--- Source data ---
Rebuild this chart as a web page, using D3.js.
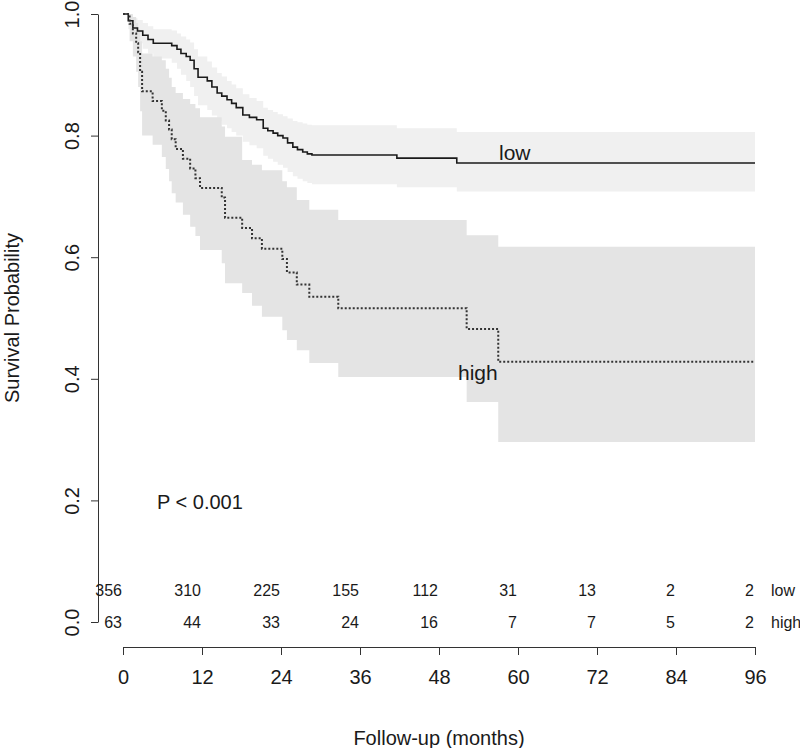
<!DOCTYPE html>
<html>
<head>
<meta charset="utf-8">
<script src="https://cdn.jsdelivr.net/npm/d3@7"></script>
<style>
  body { margin: 0; background: #fff; }
  text { font-family: "Liberation Sans", Arial, sans-serif; fill: #1a1a1a; }
</style>
</head>
<body>
<svg id="chart" width="800" height="748"></svg>
<script>
// ---- data ----
const lowTimes = [0, 0.8, 1.5, 2.2, 3.0, 3.8, 4.6, 7.4, 8.2, 8.8, 9.6, 10.2, 10.8, 11.4, 12.8, 13.5, 14.3, 15.0, 15.8, 16.5, 17.2, 18.2, 19.2, 20.3, 21.3, 22.0, 22.8, 23.5, 24.3, 25.0, 25.8, 26.5, 27.3, 28.0, 28.7, 41.6, 50.7];
const lowSurv  = [1, 0.989, 0.977, 0.972, 0.965, 0.958, 0.952, 0.948, 0.942, 0.935, 0.93, 0.924, 0.91, 0.896, 0.89, 0.88, 0.87, 0.865, 0.859, 0.853, 0.846, 0.834, 0.83, 0.826, 0.812, 0.808, 0.804, 0.8, 0.796, 0.788, 0.781, 0.777, 0.773, 0.77, 0.768, 0.763, 0.755];
const lowLower = [1, 0.975, 0.96, 0.952, 0.943, 0.935, 0.927, 0.92, 0.91, 0.9, 0.89, 0.88, 0.865, 0.85, 0.842, 0.833, 0.824, 0.818, 0.812, 0.806, 0.8, 0.79, 0.784, 0.779, 0.767, 0.762, 0.757, 0.752, 0.747, 0.74, 0.733, 0.729, 0.725, 0.722, 0.72, 0.715, 0.708];
const lowUpper = [1, 1.0, 0.993, 0.99, 0.985, 0.98, 0.975, 0.973, 0.968, 0.963, 0.958, 0.953, 0.942, 0.93, 0.922, 0.912, 0.903, 0.897, 0.89, 0.884, 0.878, 0.868, 0.862, 0.857, 0.846, 0.842, 0.839, 0.835, 0.832, 0.828, 0.824, 0.822, 0.82, 0.818, 0.817, 0.812, 0.806];

const highTimes = [0, 1.0, 1.5, 2.0, 2.3, 2.6, 2.9, 4.5, 5.9, 6.5, 7.0, 7.4, 8.0, 9.1, 10.2, 11.0, 11.7, 15.0, 15.5, 18.1, 19.6, 21.1, 24.2, 24.9, 26.4, 28.3, 32.7, 52.2, 57.0];
const highSurv  = [1, 0.984, 0.968, 0.952, 0.937, 0.905, 0.873, 0.857, 0.841, 0.825, 0.81, 0.794, 0.778, 0.762, 0.746, 0.73, 0.714, 0.698, 0.665, 0.648, 0.631, 0.614, 0.597, 0.575, 0.555, 0.535, 0.516, 0.482, 0.428];
const highLower = [1, 0.955, 0.93, 0.905, 0.88, 0.84, 0.80, 0.785, 0.765, 0.745, 0.725, 0.705, 0.69, 0.67, 0.65, 0.635, 0.612, 0.59, 0.557, 0.541, 0.52, 0.502, 0.48, 0.464, 0.447, 0.426, 0.403, 0.362, 0.296];
const highUpper = [1, 1.0, 0.995, 0.985, 0.975, 0.955, 0.935, 0.93, 0.924, 0.91, 0.895, 0.88, 0.87, 0.86, 0.852, 0.845, 0.83, 0.815, 0.798, 0.76, 0.752, 0.743, 0.725, 0.715, 0.694, 0.678, 0.661, 0.636, 0.617];

const riskTimes = [0, 12, 24, 36, 48, 60, 72, 84, 96];
const riskLow  = [356, 310, 225, 155, 112, 31, 13, 2, 2];
const riskHigh = [63, 44, 33, 24, 16, 7, 7, 5, 2];
const xTicks = [0, 12, 24, 36, 48, 60, 72, 84, 96];
const yTicks = [0, 0.2, 0.4, 0.6, 0.8, 1.0];
const tMax = 96;

// ---- scales ----
const svg = d3.select("#chart");
const x = d3.scaleLinear().domain([0, 96]).range([123, 755]);
const y = d3.scaleLinear().domain([0, 1]).range([622, 14]);

function rows(times, s, lo, up) {
  const r = times.map((t, i) => ({ t, s: s[i], lo: lo[i], up: up[i] }));
  const last = r[r.length - 1];
  r.push({ t: tMax, s: last.s, lo: last.lo, up: last.up });
  return r;
}
const lowRows = rows(lowTimes, lowSurv, lowLower, lowUpper);
const highRows = rows(highTimes, highSurv, highLower, highUpper);

const area = d3.area().curve(d3.curveStepAfter)
  .x(d => x(d.t)).y0(d => y(d.lo)).y1(d => y(d.up));
const line = d3.line().curve(d3.curveStepAfter)
  .x(d => x(d.t)).y(d => y(d.s));

// bands
svg.append("path").datum(lowRows).attr("d", area).attr("fill", "#f0f0f0");
svg.append("path").datum(highRows).attr("d", area).attr("fill", "#e4e4e4");

// curves
svg.append("path").datum(lowRows).attr("d", line)
  .attr("fill", "none").attr("stroke", "#1a1a1a").attr("stroke-width", 1.6);
svg.append("path").datum(highRows).attr("d", line)
  .attr("fill", "none").attr("stroke", "#333").attr("stroke-width", 2)
  .attr("stroke-dasharray", "2,2");

// curve labels
svg.append("text").attr("x", 499).attr("y", 153).attr("dy", "0.35em")
  .attr("font-size", 21).text("low");
svg.append("text").attr("x", 458).attr("y", 373).attr("dy", "0.35em")
  .attr("font-size", 21).text("high");
svg.append("text").attr("x", 157).attr("y", 502).attr("dy", "0.35em")
  .attr("font-size", 20).text("P < 0.001");

// y axis
const yAxis = svg.append("g").attr("transform", "translate(98,0)")
  .call(d3.axisLeft(y).tickValues(yTicks).tickFormat(d3.format(".1f")).tickSize(7).tickSizeOuter(0));
yAxis.select(".domain").attr("stroke", "#333");
yAxis.selectAll(".tick line").attr("stroke", "#333");
yAxis.selectAll(".tick text")
  .attr("font-size", 20).attr("font-family", "Liberation Sans, Arial, sans-serif")
  .attr("fill", "#1a1a1a")
  .attr("x", null).attr("dy", null)
  .attr("text-anchor", "middle")
  .attr("transform", "translate(-26,0) rotate(-90)")
  .attr("dominant-baseline", "central");

svg.append("text").attr("transform", "translate(12,318) rotate(-90)")
  .attr("text-anchor", "middle").attr("dominant-baseline", "central")
  .attr("font-size", 20).text("Survival Probability");

// x axis
const xAxis = svg.append("g").attr("transform", "translate(0,647)")
  .call(d3.axisBottom(x).tickValues(xTicks).tickFormat(d3.format("d")).tickSize(8).tickSizeOuter(0));
xAxis.select(".domain").attr("stroke", "#333");
xAxis.selectAll(".tick line").attr("stroke", "#333");
xAxis.selectAll(".tick text")
  .attr("font-size", 20).attr("font-family", "Liberation Sans, Arial, sans-serif")
  .attr("fill", "#1a1a1a").attr("y", 30).attr("dy", "0.35em");

svg.append("text").attr("x", 439).attr("y", 738).attr("dy", "0.35em")
  .attr("text-anchor", "middle").attr("font-size", 20).text("Follow-up (months)");

// numbers at risk
svg.selectAll(".rl").data(riskTimes).enter().append("text")
  .attr("x", d => x(d) - 1).attr("y", 590).attr("dy", "0.35em")
  .attr("text-anchor", "end").attr("font-size", 16)
  .text((d, i) => riskLow[i]);
svg.selectAll(".rh").data(riskTimes).enter().append("text")
  .attr("x", d => x(d) - 1).attr("y", 622).attr("dy", "0.35em")
  .attr("text-anchor", "end").attr("font-size", 16)
  .text((d, i) => riskHigh[i]);
svg.append("text").attr("x", 771).attr("y", 590).attr("dy", "0.35em")
  .attr("font-size", 16).text("low");
svg.append("text").attr("x", 771).attr("y", 622).attr("dy", "0.35em")
  .attr("font-size", 16).text("high");
</script>
</body>
</html>
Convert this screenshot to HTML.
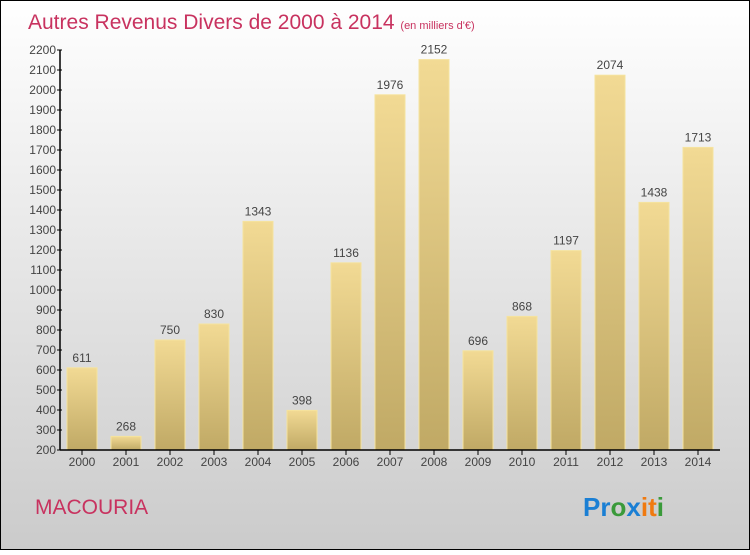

--- Problem ---
Pick out the lines containing the string "this".

--- Written response ---
Rebuild this chart as a web page, using D3.js.
Convert this screenshot to HTML.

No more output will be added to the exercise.